Ma quando alcune persone, che hanno responsabilità pubbliche o capacità di influenzare in qualche misura la pubblica opinione, si oppongono al riconoscimento dei diritti di coloro che manifestano apertamente gli stessi comportamenti che essi praticano in segreto, possiamo ancora parlare di un diritto alla riservatezza?

Qui ci troviamo di fronte non soltanto a un atteggiamento moralmente vizioso e censurabile (l’ipocrisia), ma ad un vero e proprio danno oggettivo che costoro infliggono ad altri per proteggere se stessi, la loro falsa onorabilità e la loro carriera, politica o religiosa che sia.

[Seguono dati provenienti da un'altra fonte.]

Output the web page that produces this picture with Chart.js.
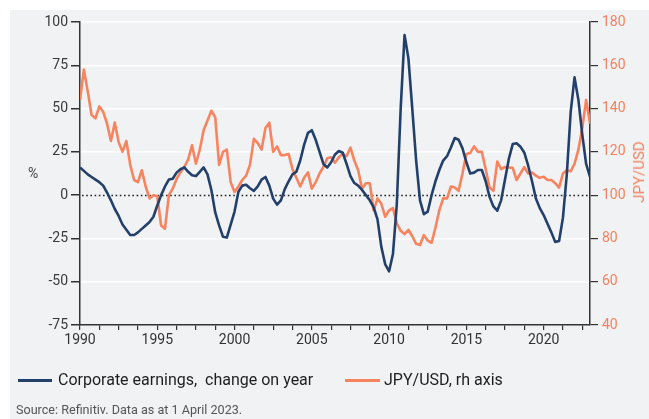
<!DOCTYPE html>
<html><head><meta charset="utf-8">
<script src="https://cdn.jsdelivr.net/npm/chart.js@4"></script>
<style>
html,body{margin:0;padding:0;background:#fff;}
#wrap{position:relative;width:649px;height:419px;overflow:hidden;font-family:Roboto,"Noto Sans",sans-serif;}
canvas{position:absolute;left:0;top:0;}
.lbl{position:absolute;white-space:nowrap;}
</style></head><body>
<div id="wrap">
<canvas id="c" width="649" height="419"></canvas>
<div class="lbl" style="left:28px;top:164px;font-size:14px;line-height:18px;color:#444">%</div>
<div class="lbl" style="left:639px;top:172px;font-size:15px;line-height:18px;color:#f4825e;transform:translate(-50%,-50%) rotate(-90deg)">JPY/USD</div>
<div class="lbl" style="left:18px;top:379px;width:34px;height:3px;background:#23406b"></div>
<div class="lbl" style="left:58px;top:370px;font-size:16px;line-height:20px;color:#1e1e1e">Corporate earnings,&nbsp; change on year</div>
<div class="lbl" style="left:345px;top:379px;width:35px;height:3px;background:#f8845f"></div>
<div class="lbl" style="left:384px;top:370px;font-size:16px;line-height:20px;color:#1e1e1e">JPY/USD, rh axis</div>
<div class="lbl" style="left:16px;top:402px;font-size:12.6px;line-height:16px;color:#555">Source: Refinitiv. Data as at 1 April 2023.</div>
</div>
<script>
const startYear = 1990;
const seriesNames = ['Corporate earnings,  change on year', 'JPY/USD, rh axis'];
const earnings = [
  16, 14, 12, 10.5, 9, 7.5, 5.5, 1.5, -3, -8,
  -12, -17, -20, -23, -23, -21.5, -19.5, -17.5, -15.5, -12.5,
  -6, 0, 5, 9, 9.5, 13, 15, 16, 13.5, 11.5,
  11, 13.5, 16, 12, 3, -10, -17.5, -24, -24.5, -17,
  -9.5, 2, 5.5, 6, 4, 2.5, 5, 9, 10.5, 5.5,
  -2, -5.5, -3, 3.5, 8, 12, 13.5, 20, 29, 36,
  37.5, 32, 25, 18, 16, 19, 23.5, 25.5, 24.5, 18,
  11, 7, 5.5, 3, 0, -3, -7, -14, -30, -40,
  -44, -34, -5, 50, 92.5, 79, 50, 20, -3, -11,
  -9.5, 0, 8, 14.5, 20, 22.5, 27.5, 33, 32, 27,
  19, 12.5, 13, 14.5, 14.5, 8, -1, -6.5, -9, -3,
  9, 21, 29.5, 30, 28, 24.5, 17, 8, -2, -7.5,
  -11.5, -16.5, -21.5, -27, -26.5, -13, 12, 48, 68, 55,
  35, 18, 10.5
];
const jpyusd = [
  144, 158, 148, 137, 135.5, 141, 138.5, 133, 125, 133.5,
  124.5, 120, 125, 114, 107, 106, 111.5, 104, 98.5, 100,
  99.5, 86, 84.5, 100, 103, 107.5, 110.5, 113, 116.5, 123,
  114.5, 121, 130, 134.5, 139, 136, 114, 120, 121, 106,
  101.5, 104, 107, 109, 114, 126, 124, 121, 131, 133.5,
  120, 122.5, 118.5, 118.5, 119, 112, 108, 104, 108, 110.5,
  103, 106, 110, 113, 117, 117.5, 115, 117.5, 119, 118,
  122, 116, 111.5, 103, 105.5, 105.5, 93, 98.5, 96, 90,
  93, 94, 87, 83.5, 82, 84, 81, 77.5, 77, 81.5,
  79, 78, 85, 93, 98.5, 98.5, 104, 103.5, 102, 110,
  119, 119.5, 122.5, 120, 120, 112, 103.5, 102, 115.5, 112,
  113, 112.8, 112.6, 107, 110, 113, 110, 110.5, 109, 108,
  108.5, 107, 107, 105.5, 103.5, 110, 111.5, 111, 114.5, 121,
  131, 144, 133
];
const quarterDates = earnings.map((_, i) => startYear + i / 4);
const xTickValues = [];
for (let v = 1990; v <= 2023; v += 1.25) xTickValues.push(v);
const leftTicks = [-75, -50, -25, 0, 25, 50, 75, 100];
const rightTicks = [40, 60, 80, 100, 120, 140, 160, 180];

const navy = '#23406b';
const orange = '#f8845f';
const orangeText = '#f4825e';
const tickFont = {family: 'Roboto, "Noto Sans", sans-serif', size: 14};

const bgPlugin = {
  id: 'bg',
  beforeDraw(chart) {
    const ctx = chart.ctx;
    ctx.save();
    ctx.fillStyle = '#ffffff';
    ctx.fillRect(0, 0, chart.width, chart.height);
    ctx.fillStyle = '#f1f2f4';
    ctx.fillRect(10, 10, chart.width - 10, chart.height - 10);
    ctx.restore();
  }
};
const zeroPlugin = {
  id: 'zero',
  beforeDatasetsDraw(chart) {
    const ctx = chart.ctx, a = chart.chartArea;
    const y0 = Math.round(chart.scales.y.getPixelForValue(0)) + 0.5;
    ctx.save();
    ctx.strokeStyle = '#222';
    ctx.lineWidth = 1.6;
    ctx.setLineDash([1.6, 2.6]);
    ctx.beginPath();
    ctx.moveTo(a.left + 2, y0);
    ctx.lineTo(a.right, y0);
    ctx.stroke();
    ctx.restore();
  }
};

new Chart(document.getElementById('c'), {
  type: 'line',
  data: {
    datasets: [
      {label: seriesNames[0], data: earnings.map((v, i) => ({x: quarterDates[i], y: v})),
       borderColor: navy, borderWidth: 2.6, pointRadius: 0, tension: 0, yAxisID: 'y', borderJoinStyle: 'round'},
      {label: seriesNames[1], data: jpyusd.map((v, i) => ({x: quarterDates[i], y: v})),
       borderColor: orange, borderWidth: 2.6, pointRadius: 0, tension: 0, yAxisID: 'y2', borderJoinStyle: 'round'}
    ]
  },
  options: {
    responsive: false, animation: false, devicePixelRatio: 1, events: [],
    layout: {padding: {left: 0, right: 0, top: 22, bottom: 0}},
    plugins: {legend: {display: false}, tooltip: {enabled: false}},
    scales: {
      x: {
        type: 'linear', min: 1990, max: 2023,
        afterBuildTicks: s => { s.ticks = xTickValues.map(v => ({value: v})); },
        ticks: {autoSkip: false, maxRotation: 0, color: '#333', font: tickFont, padding: 2,
                callback: v => (Math.abs(v % 5) < 1e-9 ? String(v) : '')},
        grid: {drawOnChartArea: false, tickLength: 5, tickColor: '#333', lineWidth: 1.2},
        border: {color: '#333', width: 1.5},
        afterFit: s => { s.height = 94; }
      },
      y: {
        position: 'left', min: -75, max: 100,
        afterBuildTicks: s => { s.ticks = leftTicks.map(v => ({value: v})); },
        ticks: {color: '#3a3a3a', font: tickFont, padding: 3},
        grid: {color: c => (c.tick && (c.tick.value === 0 || c.tick.value === -75)) ? 'rgba(0,0,0,0)' : '#ffffff',
               lineWidth: 1.5, tickColor: '#333', tickLength: 9},
        border: {color: '#333', width: 1.5},
        afterFit: s => { s.width = 80; }
      },
      y2: {
        position: 'right', min: 40, max: 180,
        afterBuildTicks: s => { s.ticks = rightTicks.map(v => ({value: v})); },
        ticks: {color: orangeText, font: tickFont, padding: 4},
        grid: {drawOnChartArea: false, tickColor: '#333', tickLength: 8, lineWidth: 1.2},
        border: {color: '#333', width: 1.5},
        afterFit: s => { s.width = 59; }
      }
    }
  },
  plugins: [bgPlugin, zeroPlugin]
});
</script>
</body></html>
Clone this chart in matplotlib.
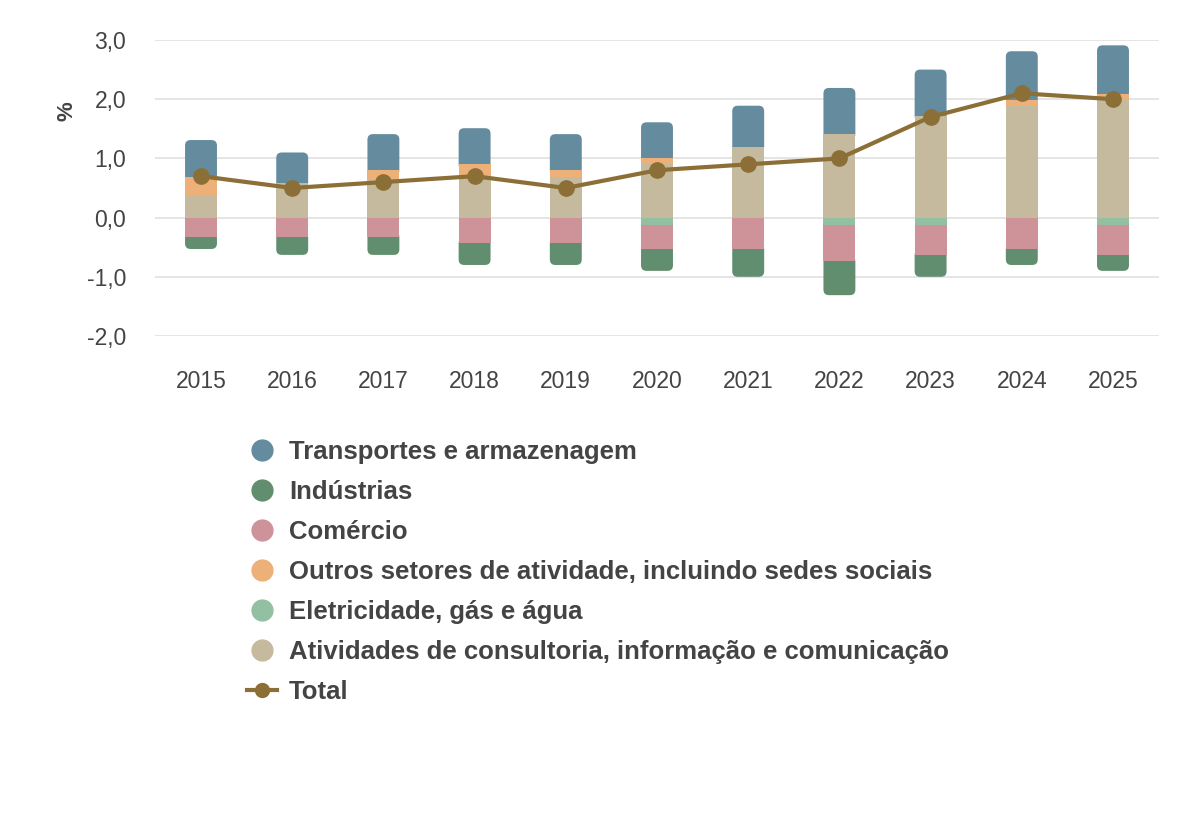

Qui l’ipocrisia si converte in malvagità, diventa complicità morale con gli omofobi e con i violenti, nega diritti e alimenta persecuzioni. Parlare, in questi casi, di riservatezza per proteggere la propria vita privata, è del tutto fuori luogo.

Per giustificare simili comportamenti si possono anche trovare i più sottili e ingegnosi sofismi, ma un elementare senso di giustizia ci dice che si tratta di azioni moralmente abbiette. Da questo punto di vista, coloro che subiscono l’outing e vengono pubblicamente smascherati, hanno semplicemente quello che meritano.

Il vero problema morale è, piuttosto, un altro. Che contenuto di verità hanno le rivelazioni che vengono fatte sulla vita di personaggi esposti, come ogni persona pubblica, ad inimicizie e, conseguentemente, pettegolezzi di ogni genere? A quali fonti fanno ricorso coloro che si dedicano a queste operazioni di smascheramento?

Il rischio di cadere, magari involontariamente, nella pura e semplice calunnia appare altissimo. Non c’è nulla di disonorevole nell’essere omosessuale, ma chi non lo è giustamente esige di non essere ritenuto tale, come, a mio parere, dovrebbe chiedere di essere pubblicamente considerato e rispettato come tale chi ha, invece, questo orientamento sessuale.

L’outing non è di per sé immeritato, quando colpisce persone che fanno della loro ipocrisia uno strumento per danneggiare la vita degli altri con il falso alibi morale di proteggere la propria, ma si presta a troppi fraintendimenti e speculazioni di basso conio per poter essere accettato come arma di lotta per una società più giusta, nella quale i diritti di ogni individuo trovino quel riconoscimento che deve prescindere da ogni sua caratteristica etnica, religiosa, sociale e anche sessuale.

Purtroppo l’Italia è ormai diventata, nel campo dei diritti civili, il paese più retrivo e bigotto dell’Europa occidentale, e a questa arretratezza corrisponde (non potrebbe essere diversamente) un governo talmente corrotto ed ipocrita che perfino le gerarchie cattoliche hanno cominciato a provare qualche imbarazzo.